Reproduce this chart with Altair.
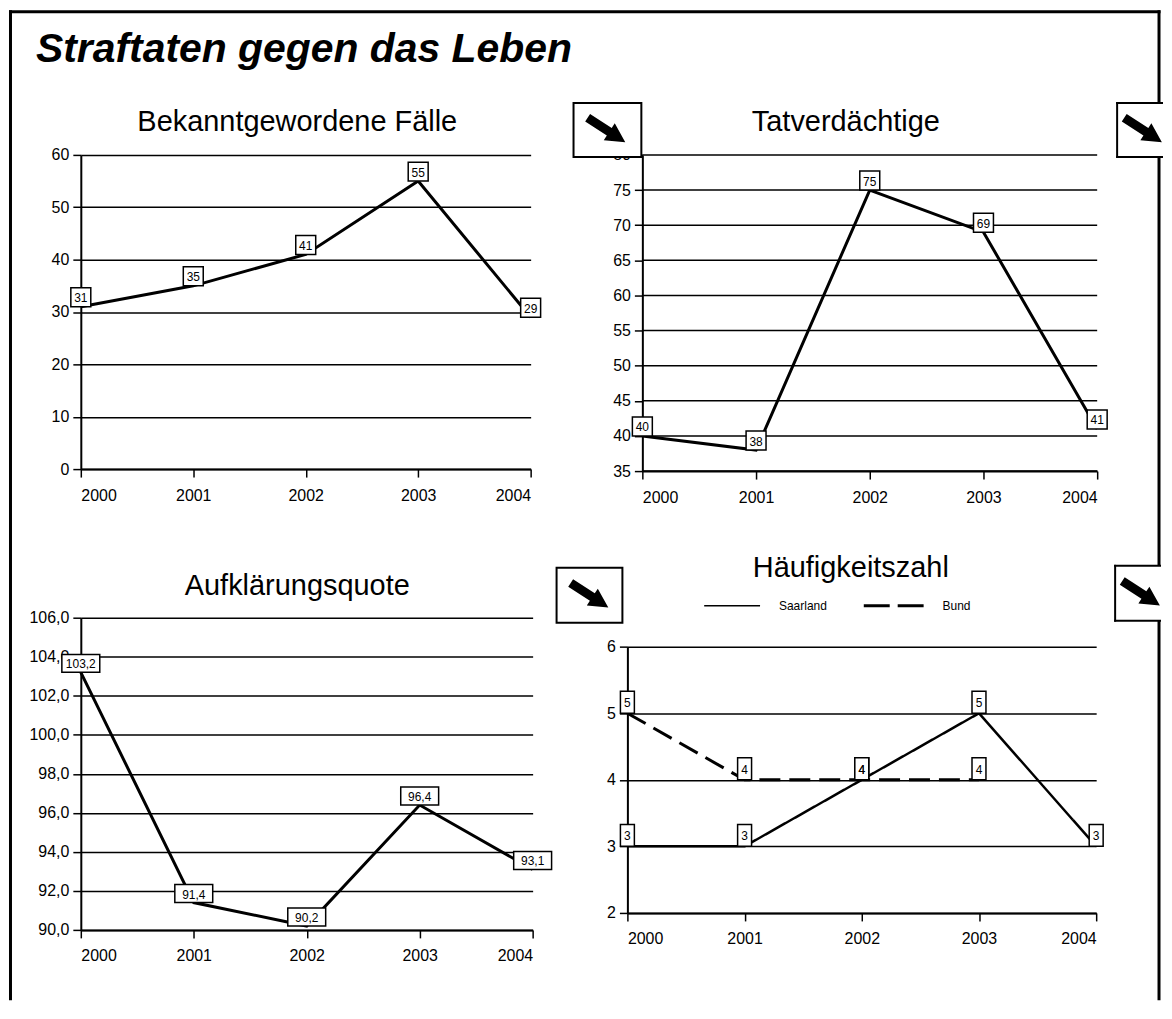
import altair as alt
import pandas as pd

# ---------------- data ----------------
years = [2000, 2001, 2002, 2003, 2004]
faelle = [31, 35, 41, 55, 29]
tatverdaechtige = [40, 38, 75, 69, 41]
aufklaerungsquote = [103.2, 91.4, 90.2, 96.4, 93.1]
hz_saarland = [3, 3, 4, 5, 3]
bund_years = [2000, 2001, 2002, 2003]
hz_bund = [5, 4, 4, 4]
series_names = ["Saarland", "Bund"]

main_title = "Straftaten gegen das Leben"
panel_titles = ["Bekanntgewordene Fälle", "Tatverdächtige", "Aufklärungsquote", "Häufigkeitszahl"]

ticks_faelle = [0, 10, 20, 30, 40, 50, 60]
ticks_tv = [35, 40, 45, 50, 55, 60, 65, 70, 75, 80]
ticks_aq = [90, 92, 94, 96, 98, 100, 102, 104, 106]
ticks_hz = [2, 3, 4, 5, 6]

FONT = "Liberation Sans, Arial, Helvetica, sans-serif"
one = pd.DataFrame({"k": [0]})

ARROW = "M -1 -0.2 L 0.15 -0.2 L 0.15 -0.45 L 1 0 L 0.15 0.45 L 0.15 0.2 L -1 0.2 Z"
TITLE_SIZE = 29


def box_shape(w, h):
    if w >= h:
        r = h / w
        return f"M -1 {-r:.3f} L 1 {-r:.3f} L 1 {r:.3f} L -1 {r:.3f} Z", w * w
    q = w / h
    return f"M {-q:.3f} -1 L {q:.3f} -1 L {q:.3f} 1 L {-q:.3f} 1 Z", h * h


def rule(x, y, x2=None, y2=None, width=3, cap="square", dash=None):
    enc = dict(x=alt.value(x), y=alt.value(y))
    if x2 is not None:
        enc["x2"] = alt.value(x2)
    if y2 is not None:
        enc["y2"] = alt.value(y2)
    kw = dict(color="black", strokeWidth=width, strokeCap=cap)
    if dash is not None:
        kw["strokeDash"] = dash
    return alt.Chart(one).mark_rule(**kw).encode(**enc)


def text(txt, x, y, size, weight="normal", style="normal", align="center"):
    return alt.Chart(one).mark_text(
        text=txt, font=FONT, fontSize=size, fontWeight=weight, fontStyle=style,
        align=align, baseline="alphabetic", color="black"
    ).encode(x=alt.value(x), y=alt.value(y))


def arrow_box(x1, y1, x2, y2, open_right=False):
    layers = []
    if open_right:
        layers.append(alt.Chart(one).mark_rect(fill="white", strokeWidth=0).encode(
            x=alt.value(x1), x2=alt.value(x2), y=alt.value(y1), y2=alt.value(y2)))
        layers.append(rule(x1, y1, x2=x2 - 1, width=2))
        layers.append(rule(x1, y2, x2=x2 - 1, width=2))
        layers.append(rule(x1, y1, y2=y2, width=2))
        cx = x1 + 26
    else:
        layers.append(alt.Chart(one).mark_rect(fill="white", stroke="black", strokeWidth=2).encode(
            x=alt.value(x1), x2=alt.value(x2), y=alt.value(y1), y2=alt.value(y2)))
        cx = x1 + 33
    cy = (y1 + y2) / 2
    layers.append(alt.Chart(one).mark_point(
        shape=ARROW, filled=True, color="black", strokeWidth=0, size=2025, angle=33, opacity=1
    ).encode(x=alt.value(cx), y=alt.value(cy)))
    return layers


def x_enc(rng=None):
    sc = dict(domain=[2000, 2004], nice=False, zero=False)
    if rng is not None:
        sc["range"] = rng
    return alt.X("Jahr:Q", scale=alt.Scale(**sc),
                 axis=alt.Axis(values=years, format="d", grid=False, title=None))


def value_layers(df, yenc, w, h, xenc):
    base = alt.Chart(df).encode(x=xenc, y=yenc)
    shape, size = box_shape(w, h)
    boxes = base.mark_point(shape=shape, size=size, filled=True, fill="white", stroke="black",
                            strokeWidth=1.5, opacity=1, yOffset=-h / 2)
    labels = base.mark_text(font=FONT, fontSize=12, color="black", baseline="middle",
                            yOffset=-h / 2, dy=1).encode(text="Label:N")
    return boxes, labels


# ---------------- panel 1 ----------------
W1, H1 = 451, 315
df1 = pd.DataFrame({"Jahr": years, "Wert": faelle, "Label": [str(v) for v in faelle]})
y1 = alt.Y("Wert:Q", scale=alt.Scale(domain=[0, 60], nice=False, zero=False),
           axis=alt.Axis(values=ticks_faelle, title=None, grid=True))
line1 = alt.Chart(df1).mark_line(color="black", strokeWidth=3).encode(x=x_enc(), y=y1)
b1, l1 = value_layers(df1, y1, 20, 19, x_enc())
FT = -143.5
frame = [
    rule(-70.5, FT, y2=846),
    rule(-70.5, FT, x2=1081),
    rule(1081, FT, y2=846),
]
p1 = alt.layer(
    *frame,
    text(main_title, -45, -93, 41, weight="bold", style="italic", align="left"),
    text(panel_titles[0], 217, -24, TITLE_SIZE),
    line1, b1, l1,
).properties(width=W1, height=H1)

# ---------------- panel 2 ----------------
W2, H2 = 471, 317
AX2 = 15
df2 = pd.DataFrame({"Jahr": years, "Wert": tatverdaechtige, "Label": [str(v) for v in tatverdaechtige]})
y2 = alt.Y("Wert:Q", scale=alt.Scale(domain=[35, 80], nice=False, zero=False),
           axis=alt.Axis(values=ticks_tv, title=None, grid=False, offset=-AX2))
grid2 = alt.Chart(pd.DataFrame({"Wert": ticks_tv})).mark_rule(color="black", strokeWidth=1.5).encode(
    y=y2, x=alt.value(AX2), x2=alt.value(W2))
line2 = alt.Chart(df2).mark_line(color="black", strokeWidth=3).encode(x=x_enc([AX2, W2]), y=y2)
b2, l2 = value_layers(df2, y2, 20, 19, x_enc([AX2, W2]))
p2 = alt.layer(
    grid2, line2, b2, l2,
    text(panel_titles[1], 219, -24, TITLE_SIZE),
    *arrow_box(-54, -52, 14, 2),
    *arrow_box(491, -52, 537, 2, open_right=True),
).properties(width=W2, height=H2)

# ---------------- panel 3 ----------------
W3, H3 = 453, 313
df3 = pd.DataFrame({"Jahr": years, "Wert": aufklaerungsquote,
                    "Label": [f"{v:.1f}".replace(".", ",") for v in aufklaerungsquote]})
y3 = alt.Y("Wert:Q", scale=alt.Scale(domain=[90, 106], nice=False, zero=False),
           axis=alt.Axis(values=ticks_aq, title=None, grid=True,
                         labelExpr="replace(format(datum.value, '.1f'), '.', ',')"))
line3 = alt.Chart(df3).mark_line(color="black", strokeWidth=3).encode(x=x_enc(), y=y3)
b3, l3 = value_layers(df3, y3, 38, 18, x_enc())
p3 = alt.layer(
    line3, b3, l3,
    text(panel_titles[2], 217, -23, TITLE_SIZE),
    *arrow_box(477, -50, 543, 5),
).properties(width=W3, height=H3)

# ---------------- panel 4 ----------------
W4, H4 = 470, 296
TOP4 = 29
df4 = pd.DataFrame({
    "Jahr": years + bund_years,
    "Wert": hz_saarland + hz_bund,
    "Serie": [series_names[0]] * len(years) + [series_names[1]] * len(bund_years),
})
df4["Label"] = df4["Wert"].astype(str)
y4 = alt.Y("Wert:Q", scale=alt.Scale(domain=[2, 6], nice=False, zero=False, range=[H4, TOP4]),
           axis=alt.Axis(values=ticks_hz, title=None, grid=True))
line4 = alt.Chart(df4).mark_line(color="black").encode(
    x=x_enc(), y=y4, detail="Serie:N",
    strokeDash=alt.StrokeDash(
        "Serie:N", scale=alt.Scale(domain=series_names, range=[[1, 0], [21, 9]]), legend=None),
    strokeWidth=alt.StrokeWidth("Serie:N", scale=alt.Scale(domain=series_names, range=[2.5, 3]),
                                legend=None),
)
b4, l4 = value_layers(df4, y4, 14, 22, x_enc())
legend4 = [
    rule(77, -12, x2=133, width=1.5, cap="butt"),
    alt.Chart(one).mark_text(text=series_names[0], font=FONT, fontSize=12, align="left",
                             baseline="middle", color="black").encode(x=alt.value(152), y=alt.value(-12)),
    rule(237, -12, x2=297, width=3, cap="butt", dash=[26, 8]),
    alt.Chart(one).mark_text(text=series_names[1], font=FONT, fontSize=12, align="left",
                             baseline="middle", color="black").encode(x=alt.value(316), y=alt.value(-12)),
]
p4 = alt.layer(
    line4, b4, l4,
    *legend4,
    text(panel_titles[3], 224, -41, TITLE_SIZE),
    *arrow_box(489, -52, 535, 3, open_right=True),
).properties(width=W4, height=H4)

chart = alt.concat(
    p1, p2, p3, p4, columns=2, bounds="flush", align="none",
    spacing={"row": 147, "column": 95},
).properties(padding=0, background="white").configure_view(stroke=None).configure_axis(
    domainColor="black", domainWidth=2, tickColor="black", tickWidth=1.5, tickSize=8,
    gridColor="black", gridWidth=1.5, gridOpacity=1, labelFont=FONT, labelFontSize=16,
    labelColor="black", labelPadding=4,
).configure_axisX(labelPadding=10)

chart.save("out.html", embed_options={"renderer": "svg", "actions": False})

··········

_Written problem_
With all pictures left out, please transcribe exactly the lines from the start of the material through the line with "TITLE_SIZE = 29".

_Task answer_
Reproduce this chart with Altair.
import altair as alt
import pandas as pd

# ---------------- data ----------------
years = [2000, 2001, 2002, 2003, 2004]
faelle = [31, 35, 41, 55, 29]
tatverdaechtige = [40, 38, 75, 69, 41]
aufklaerungsquote = [103.2, 91.4, 90.2, 96.4, 93.1]
hz_saarland = [3, 3, 4, 5, 3]
bund_years = [2000, 2001, 2002, 2003]
hz_bund = [5, 4, 4, 4]
series_names = ["Saarland", "Bund"]

main_title = "Straftaten gegen das Leben"
panel_titles = ["Bekanntgewordene Fälle", "Tatverdächtige", "Aufklärungsquote", "Häufigkeitszahl"]

ticks_faelle = [0, 10, 20, 30, 40, 50, 60]
ticks_tv = [35, 40, 45, 50, 55, 60, 65, 70, 75, 80]
ticks_aq = [90, 92, 94, 96, 98, 100, 102, 104, 106]
ticks_hz = [2, 3, 4, 5, 6]

FONT = "Liberation Sans, Arial, Helvetica, sans-serif"
one = pd.DataFrame({"k": [0]})

ARROW = "M -1 -0.2 L 0.15 -0.2 L 0.15 -0.45 L 1 0 L 0.15 0.45 L 0.15 0.2 L -1 0.2 Z"
TITLE_SIZE = 29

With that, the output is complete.